Riefenstahl lehnt es kategorisch ab, als Anhängerin des Nationalsozialismus bezeichnet zu werden. Sie habe nie etwas anderes darstellen wollen als Kunst. „Und Kunst hat nichts mit Politik zu tun“, wehrt sie sich gegen die ununterbrochenen Angriffe der amerikanischen Philosophin, die unter anderem mit knallharten Direktheit auf Riefenstahls Tage als Kriegsberichterstatterin in Polen verweist, wo sie im Auftrag Hitlers eine Dokumentation des Polenfeldzugs filmen sollte.
Riefenstahl ist als 96-Jährige dargestellt, die mit ungebrochenem Lebenswillen ihre Version der Zeitgeschichte benennt. Sontag ist 65 Jahre alt, schwer an Krebs erkrankt und argumentiert in nüchternem Bewusstsein ihres Zustandes Fakten, die anderes aussagen. Der Autor reflektiert seinen Handlungsstrang in dreifacher Weise. Zum einen erzählen beide Frauen ihre eigene Geschichte aus dem eigenen Erleben. Sie nehmen also eine Binnensicht ein. Zum zweiten berichten Leni und Susan Fakten, wobei sie eine Außensicht einnehmen, die aus dem „ich“ ein „sie“ macht. Drittens kommt es zu den Dialogen, in denen die eigentliche Auseinandersetzung stattfindet.
In dieser Betrachtungsweise, die Lebenssplitter wie in einem Kaleidoskop vermittelt, entspinnen sich nun zwei Lebensläufe, wie sie unterschiedlicher nicht sein können. Serafin stellt eine im wahrsten Sinne des Wortes aufrechte Person dar, die in der Lage ist, persönliche Befindlichkeiten zur Seite zu schieben und analytisch zu argumentieren. Wittstamm spielt Leni als Gefangene ihrer eigenen Rechtfertigungsversuche. Dabei gelingt ihr in beeindruckender Weise der Wechsel in der Altersdarstellung: Leni als agile 70-Jährige wandelt sich innerhalb eines Wimpernschlages in eine zwar gebrechliche, aber keineswegs weniger wortgewandte 96-Jährige.

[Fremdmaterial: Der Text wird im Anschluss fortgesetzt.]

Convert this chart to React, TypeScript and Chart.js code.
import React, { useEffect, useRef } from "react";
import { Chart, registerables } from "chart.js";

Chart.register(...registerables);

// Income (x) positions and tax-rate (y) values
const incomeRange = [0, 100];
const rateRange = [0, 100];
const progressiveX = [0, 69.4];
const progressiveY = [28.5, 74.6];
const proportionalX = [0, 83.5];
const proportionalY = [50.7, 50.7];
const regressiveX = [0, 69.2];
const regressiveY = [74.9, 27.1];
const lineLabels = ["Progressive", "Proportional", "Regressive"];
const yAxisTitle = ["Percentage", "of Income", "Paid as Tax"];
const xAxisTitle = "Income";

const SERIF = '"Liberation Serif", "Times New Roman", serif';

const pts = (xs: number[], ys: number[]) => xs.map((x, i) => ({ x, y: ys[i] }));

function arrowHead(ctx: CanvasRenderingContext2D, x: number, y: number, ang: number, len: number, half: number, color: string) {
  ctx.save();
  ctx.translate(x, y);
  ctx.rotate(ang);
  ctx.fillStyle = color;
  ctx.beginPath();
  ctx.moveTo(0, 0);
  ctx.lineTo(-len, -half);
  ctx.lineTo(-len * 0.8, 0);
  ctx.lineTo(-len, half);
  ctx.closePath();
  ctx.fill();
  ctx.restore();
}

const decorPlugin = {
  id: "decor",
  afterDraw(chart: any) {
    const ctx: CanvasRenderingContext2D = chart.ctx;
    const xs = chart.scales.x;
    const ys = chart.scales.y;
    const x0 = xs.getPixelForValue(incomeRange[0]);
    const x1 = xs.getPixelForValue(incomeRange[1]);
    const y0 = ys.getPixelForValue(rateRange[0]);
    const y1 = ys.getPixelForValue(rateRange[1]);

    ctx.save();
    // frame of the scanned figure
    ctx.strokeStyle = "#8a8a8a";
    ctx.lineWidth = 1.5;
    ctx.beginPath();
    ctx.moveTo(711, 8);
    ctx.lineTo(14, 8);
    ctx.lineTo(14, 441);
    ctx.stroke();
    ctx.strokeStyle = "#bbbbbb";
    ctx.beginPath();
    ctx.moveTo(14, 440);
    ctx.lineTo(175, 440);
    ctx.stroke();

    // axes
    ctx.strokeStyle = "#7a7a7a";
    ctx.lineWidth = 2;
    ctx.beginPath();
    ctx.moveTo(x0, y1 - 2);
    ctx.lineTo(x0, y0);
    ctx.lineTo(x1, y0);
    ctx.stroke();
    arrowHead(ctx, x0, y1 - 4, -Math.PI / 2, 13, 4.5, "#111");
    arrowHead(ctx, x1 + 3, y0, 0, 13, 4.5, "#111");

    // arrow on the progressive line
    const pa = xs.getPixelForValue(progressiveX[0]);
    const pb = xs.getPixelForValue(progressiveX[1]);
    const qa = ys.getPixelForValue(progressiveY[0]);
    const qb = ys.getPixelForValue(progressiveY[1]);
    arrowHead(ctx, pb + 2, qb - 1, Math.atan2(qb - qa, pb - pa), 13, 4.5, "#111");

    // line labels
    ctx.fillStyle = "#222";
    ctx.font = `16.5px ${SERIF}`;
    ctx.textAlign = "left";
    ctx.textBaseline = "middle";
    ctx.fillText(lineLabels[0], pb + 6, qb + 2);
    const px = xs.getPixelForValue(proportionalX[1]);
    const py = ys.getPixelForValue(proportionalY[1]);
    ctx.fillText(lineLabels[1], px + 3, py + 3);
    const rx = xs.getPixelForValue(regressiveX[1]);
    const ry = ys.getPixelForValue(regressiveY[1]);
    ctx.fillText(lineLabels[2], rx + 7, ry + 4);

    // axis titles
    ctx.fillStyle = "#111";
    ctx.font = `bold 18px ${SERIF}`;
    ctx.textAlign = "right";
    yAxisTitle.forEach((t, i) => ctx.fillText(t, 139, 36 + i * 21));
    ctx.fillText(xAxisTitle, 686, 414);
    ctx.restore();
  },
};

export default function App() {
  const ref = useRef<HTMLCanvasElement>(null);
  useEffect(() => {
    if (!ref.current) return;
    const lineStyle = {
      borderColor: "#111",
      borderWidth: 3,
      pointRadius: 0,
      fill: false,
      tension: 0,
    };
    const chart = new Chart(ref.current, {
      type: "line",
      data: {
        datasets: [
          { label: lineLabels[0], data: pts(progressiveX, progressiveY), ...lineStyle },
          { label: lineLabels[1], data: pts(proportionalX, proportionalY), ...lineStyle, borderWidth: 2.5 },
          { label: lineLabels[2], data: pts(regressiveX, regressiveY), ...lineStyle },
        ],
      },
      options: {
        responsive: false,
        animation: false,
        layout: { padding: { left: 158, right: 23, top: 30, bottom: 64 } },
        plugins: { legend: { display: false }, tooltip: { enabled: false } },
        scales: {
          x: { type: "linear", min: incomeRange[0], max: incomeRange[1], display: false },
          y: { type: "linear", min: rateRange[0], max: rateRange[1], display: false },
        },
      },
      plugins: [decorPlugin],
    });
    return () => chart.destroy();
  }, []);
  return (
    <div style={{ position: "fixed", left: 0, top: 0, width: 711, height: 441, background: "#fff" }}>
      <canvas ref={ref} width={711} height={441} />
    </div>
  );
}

Im Blick zurück offenbart Riefenstahl ihre glückliche Kindheit mit einer zugewandten Mutter, die ihre Tochter in jeder Weise unterstützt und ihr alle Wege offen lässt. So wird Leni zunächst Tänzerin, dann Abenteuerin, die hohe Berge besteigt, ferne Länder bereist und mit 71 Jahren noch Tauchen lernt. Dagegen lebt Susan in unglücklichen Verhältnissen, und oft genug muss sie – als Sechsjährige – ihre eigene lebensuntüchtige Mutter bemuttern. So erklärt sich wohl auch, wie es zu den Haltungen der beiden Frauen kommt: Riefenstahl, die auf die reine kulturelle Ästhetik fokussiert ist, Sontag, die sich schon sehr früh einer harten Realität stellen muss.

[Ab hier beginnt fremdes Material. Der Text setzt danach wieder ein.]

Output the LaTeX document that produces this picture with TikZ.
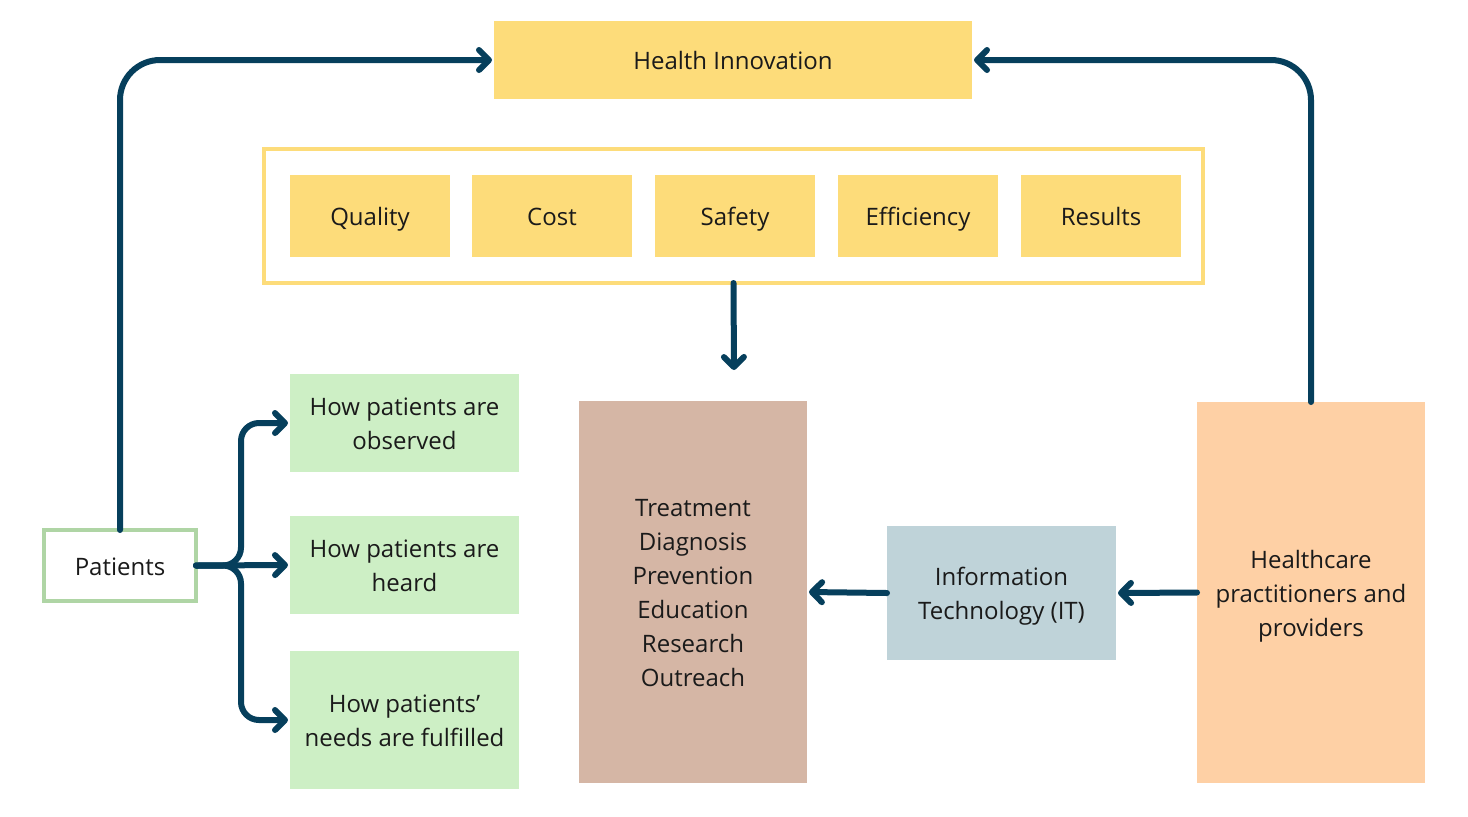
\documentclass[tikz,border=0pt]{standalone}
\usepackage{fontspec}
\setmainfont{Open Sans}
\usetikzlibrary{arrows.meta}
\definecolor{navy}{HTML}{063F5C}
\definecolor{ylw}{HTML}{FDDC7A}
\definecolor{grn}{HTML}{CDEFC5}
\definecolor{grnb}{HTML}{AFD5A5}
\definecolor{brn}{HTML}{D5B6A5}
\definecolor{blu}{HTML}{BFD3D9}
\definecolor{org}{HTML}{FED0A5}
\definecolor{txt}{HTML}{1A1A1A}
\tikzset{
  box/.style={inner sep=0pt, outer sep=0pt, align=center, text=txt, font=\fontsize{12}{17}\selectfont,
    text height=13pt, text depth=3.2pt},
  two/.style={text height=30pt},
  three/.style={text height=47pt},
  six/.style={text height=98pt},
  arr/.style={draw=navy, line width=3pt, line cap=round, line join=round,
    -{Straight Barb[length=5pt,width=10pt,line cap=round,line join=round]}}
}
\begin{document}
\begin{tikzpicture}[x=0.5pt,y=-0.5pt]
\useasboundingbox (0,0) rectangle (1468,816);
% top
\node[box, fill=ylw, minimum width=239pt, minimum height=39pt] (hi) at (733,60) {Health Innovation};
% frame
\node[box, draw=ylw, line width=2pt, minimum width=469.5pt, minimum height=67pt] (frame) at (733.5,216) {};
\foreach \n/\x/\t in {q/370/Quality, c/552/Cost, s/735/Safety, e/918/Efficiency, r/1101/Results}
  \node[box, fill=ylw, minimum width=80pt, minimum height=41pt] (\n) at (\x,216) {\t};
% middle column
\node[box, six, fill=brn, minimum width=114pt, minimum height=191pt] (treat) at (693,592)
  {Treatment\\Diagnosis\\Prevention\\Education\\Research\\Outreach};
\node[box, two, fill=blu, minimum width=114.5pt, minimum height=67pt] (it) at (1001.5,593)
  {Information\\Technology (IT)};
\node[box, three, fill=org, minimum width=114pt, minimum height=190.5pt] (hc) at (1311,592.5)
  {Healthcare\\practitioners and\\providers};
% patients
\node[box, draw=grnb, fill=white, line width=2pt, minimum width=76pt, minimum height=35.5pt] (pat) at (120,565.5) {Patients};
\node[box, two, fill=grn, minimum width=114.5pt, minimum height=49pt] (obs) at (404.5,423) {How patients are\\observed};
\node[box, two, fill=grn, minimum width=114.5pt, minimum height=49pt] (heard) at (404.5,565) {How patients are\\heard};
\node[box, two, fill=grn, minimum width=114.5pt, minimum height=69pt] (need) at (404.5,720) {How patients’\\needs are fulfilled};
% connectors
\coordinate (dn) at (734,370);
\draw[arr, rounded corners=20pt] (pat.north) |- ([xshift=-1pt]hi.west);
\draw[arr, rounded corners=20pt] (hc.north) |- ([xshift=1pt]hi.east);
\draw[arr] (frame.south) -- (dn);
\draw[arr] (it.west) -- ([xshift=1pt]treat.east);
\draw[arr] (hc.west) -- ([xshift=1pt]it.east);
\draw[arr, rounded corners=9pt] (pat.east) -- ++(45,0) |- ([xshift=-1pt]obs.west);
\draw[arr, rounded corners=9pt] (pat.east) -- ++(45,0) |- ([xshift=-1pt]need.west);
\draw[arr] (pat.east) -- ([xshift=-1pt]heard.west);
\end{tikzpicture}
\end{document}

Das Stück endet nach eineinhalb Stunden offen. Es gibt nicht wirklich Kategorien wie Siegerin und Besiegte, allenfalls Tendenzen. Doch das, was in dem Stück auf den Tisch kam, gibt ausreichend Stoff für eigenes Weiterdenken. Und genau das ist es, was das Theater leisten kann und muss.